It is estimated that approximately 30 per cent of hospital attendance in Australia is related to alcohol or other drug use, and the impact of methamphetamine (‘ice’) on our WA emergency departments has been well documented.
These individuals have complex medical and mental health needs and require multidisciplinary input from a variety of clinicians. Addiction Medicine specialists (AMSs) and addiction psychiatrists (APs) are an essential part of the mix. However, there are no AMS or AP-led drug and alcohol units in any WA hospital. Such units are found in hospitals in other Australian capital cities.
Our own Parliamentary Inquiry in 2019 highlighted the need for AMSs and APs, and the government’s recognition and indication to act has been welcomed by the WA Branch of the Australasian Chapter of Addiction Medicine.
There are currently 7.3 FTE AMSs employed by the WA Government, all of whom work in the metro area for Next Step Drug and Alcohol Services. This represents 0.3 AMS per 100,000 population. Four of the current AMSs are over 60 years of age, and there is currently one registrar in training. At current rates of expected retirement and completion of training, the WA AMS workforce will decline in the next five years.

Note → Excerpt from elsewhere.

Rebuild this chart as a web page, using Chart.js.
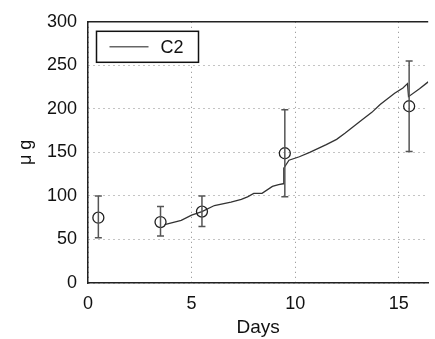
<!DOCTYPE html>
<html>
<head>
<meta charset="utf-8">
<script src="https://cdn.jsdelivr.net/npm/chart.js@4.4.1/dist/chart.umd.min.js"></script>
<style>
    html, body { margin: 0; padding: 0; background: #fff; }
    #wrap { width: 435px; height: 339px; }
</style>
</head>
<body>
<div id="wrap"><canvas id="chart-item" width="435" height="339"></canvas></div>
<script>
// measured points (circles with error bars)
var days = [0.5, 3.5, 5.5, 9.5, 15.5];
var means = [75, 70, 82, 149, 203];
var errLow = [52, 54, 65, 99, 151];
var errHigh = [100, 88, 100, 199, 255];

// model curve C2
var fitDays = [3.7, 4.5, 5.0, 5.5, 6.1, 6.9, 7.4, 7.7, 8.0, 8.4, 8.9, 9.2, 9.42, 9.45, 9.7, 10.2, 10.7, 11.5, 12.0, 12.4, 13.2, 13.7, 14.1, 14.8, 15.2, 15.42, 15.47, 16.0, 16.42];
var fitVals = [67, 72, 78, 82, 89, 93, 96, 99, 103, 103, 111, 113, 114, 132, 141, 145, 150, 159, 165, 172, 187, 196, 205, 218, 224, 229, 214, 223, 231];

var xTicks = [0, 5, 10, 15];
var yTicks = [0, 50, 100, 150, 200, 250, 300];
var seriesName = 'C2';
var xTitle = 'Days';
var yTitle = 'μ g';

var FONT = '"Liberation Sans", Helvetica, Arial, sans-serif';
var lineColor = '#333';

function pairs(xs, ys) {
    var out = [];
    for (var i = 0; i < xs.length; i++) {
        out.push({x: xs[i], y: ys[i]});
    }
    return out;
}

// error bars + top border + legend box
var extras = {
    id: 'extras',
    afterDatasetsDraw: function (chart) {
        var ctx = chart.ctx;
        var xs = chart.scales.x, ys = chart.scales.y;
        var area = chart.chartArea;
        ctx.save();

        // error bars
        ctx.strokeStyle = '#555';
        ctx.lineWidth = 1.5;
        for (var i = 0; i < days.length; i++) {
            var px = xs.getPixelForValue(days[i]);
            var y1 = ys.getPixelForValue(errLow[i]);
            var y2 = ys.getPixelForValue(errHigh[i]);
            ctx.beginPath();
            ctx.moveTo(px, y1); ctx.lineTo(px, y2);
            ctx.moveTo(px - 3.5, y1); ctx.lineTo(px + 3.5, y1);
            ctx.moveTo(px - 3.5, y2); ctx.lineTo(px + 3.5, y2);
            ctx.stroke();
        }

        // top frame line
        ctx.strokeStyle = '#222';
        ctx.lineWidth = 1.5;
        ctx.beginPath();
        ctx.moveTo(area.left, area.top);
        ctx.lineTo(area.right, area.top);
        ctx.stroke();

        // legend
        var bx = area.left + 8.5, by = area.top + 9.5, bw = 102, bh = 31;
        ctx.fillStyle = '#fff';
        ctx.fillRect(bx, by, bw, bh);
        ctx.strokeStyle = '#111';
        ctx.lineWidth = 1.5;
        ctx.strokeRect(bx, by, bw, bh);
        ctx.strokeStyle = '#666';
        ctx.lineWidth = 1.5;
        ctx.beginPath();
        ctx.moveTo(bx + 13, by + bh / 2);
        ctx.lineTo(bx + 52, by + bh / 2);
        ctx.stroke();
        ctx.fillStyle = '#111';
        ctx.font = '18px ' + FONT;
        ctx.textBaseline = 'middle';
        ctx.fillText(seriesName, bx + 64, by + bh / 2 + 1);
        ctx.restore();
    }
};

var ctx = document.getElementById('chart-item').getContext('2d');
var chart = new Chart(ctx, {
    type: 'scatter',
    data: {
        datasets: [{
            label: seriesName,
            data: pairs(fitDays, fitVals),
            showLine: true,
            borderColor: lineColor,
            borderWidth: 1.3,
            pointRadius: 0,
            tension: 0,
            order: 2
        }, {
            label: 'data',
            data: pairs(days, means),
            showLine: false,
            pointStyle: 'circle',
            pointRadius: 5.5,
            borderColor: '#222',
            borderWidth: 1.3,
            backgroundColor: 'rgba(0,0,0,0)',
            order: 1
        }]
    },
    options: {
        responsive: false,
        animation: false,
        layout: { padding: { top: 13, right: 0, left: 0, bottom: 0 } },
        plugins: {
            legend: { display: false },
            tooltip: { enabled: false }
        },
        scales: {
            x: {
                type: 'linear',
                min: 0,
                max: 16.42,
                afterBuildTicks: function (scale) {
                    scale.ticks = xTicks.map(function (v) { return {value: v}; });
                },
                afterFit: function (scale) { scale.height = 56; },
                ticks: {
                    color: '#111',
                    font: { family: FONT, size: 18 },
                    padding: 10,
                    maxRotation: 0
                },
                grid: {
                    color: '#888',
                    lineWidth: 1,
                    drawTicks: false
                },
                border: { display: true, color: '#222', width: 1.5, dash: [1, 4] },
                title: {
                    display: true,
                    text: xTitle,
                    color: '#111',
                    font: { family: FONT, size: 19 },
                    padding: { top: 0, bottom: 0 }
                }
            },
            y: {
                min: 0,
                max: 300,
                afterBuildTicks: function (scale) {
                    scale.ticks = yTicks.map(function (v) { return {value: v}; });
                },
                afterFit: function (scale) { scale.width = 88; },
                ticks: {
                    color: '#111',
                    font: { family: FONT, size: 18 },
                    padding: 11
                },
                grid: {
                    color: '#888',
                    lineWidth: 1,
                    drawTicks: false
                },
                border: { display: true, color: '#222', width: 1.5, dash: [1, 4] },
                title: {
                    display: true,
                    text: yTitle,
                    color: '#111',
                    font: { family: FONT, size: 18 },
                    padding: { top: 15, bottom: 0 }
                }
            }
        }
    },
    plugins: [extras]
});
</script>
</body>
</html>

WA is facing a number of difficult and contentious issues regarding the use of drugs and the impact drug use has on society. Do we pursue ‘pill testing’ at music festivals? Should a minimum unit price for alcohol be introduced in WA? How will we respond to prescription drug monitoring in our State? What can we do to reduce opioid-related overdose deaths in WA (at a rate of 5.12 per 100,000 in 2017 versus the national rate of 3.64)? How can we best intervene in the methamphetamine-driven crisis on our streets and in our EDs? How can we best manage and help link those people presenting to our hospitals with appropriate community services?
We need addiction specialists in these conversations and in our hospitals for leadership, workforce development, and governance.
A success story to learn from
A highly successful partnership between Joondalup Health Campus’ (JHC) Joondalup Community Mental Health Service (JCMHS) and the North Metro Community Alcohol and Drug Service (Next Step Drug and Alcohol Services and Cyrenian House) was formally acknowledged at an AOD Awards Ceremony held during the 2018 Western Australian Alcohol and Other Drug Conference.
The Joondalup Drug and Alcohol Clinical Inreach Service began in 2016 and exemplifies the benefits of an addiction medicine specialist working in an AOD consultation liaison team with a highly skilled clinical nurse specialist. The service provides a Monday to Friday service for patients throughout the hospital and the JCMHS. The Inreach team consists of a full time clinical nurse specialist and an addiction medicine consultant from Next Step one day per week. The service provides consultancy regarding clinical management of AOD issues in the ED, on the wards, and within the Community Mental Health Service together with on-referral to appropriate community AOD treatment services.
The AOD team provides specific advice regarding complex withdrawal management, and input into hospital AOD management policies, procedures and documentation. Formal and informal teaching occurs on a regular basis.
The service has proven valuable to JHC clinicians, and plans on increasing the Addiction Consultant role towards 0.5 FTE have begun.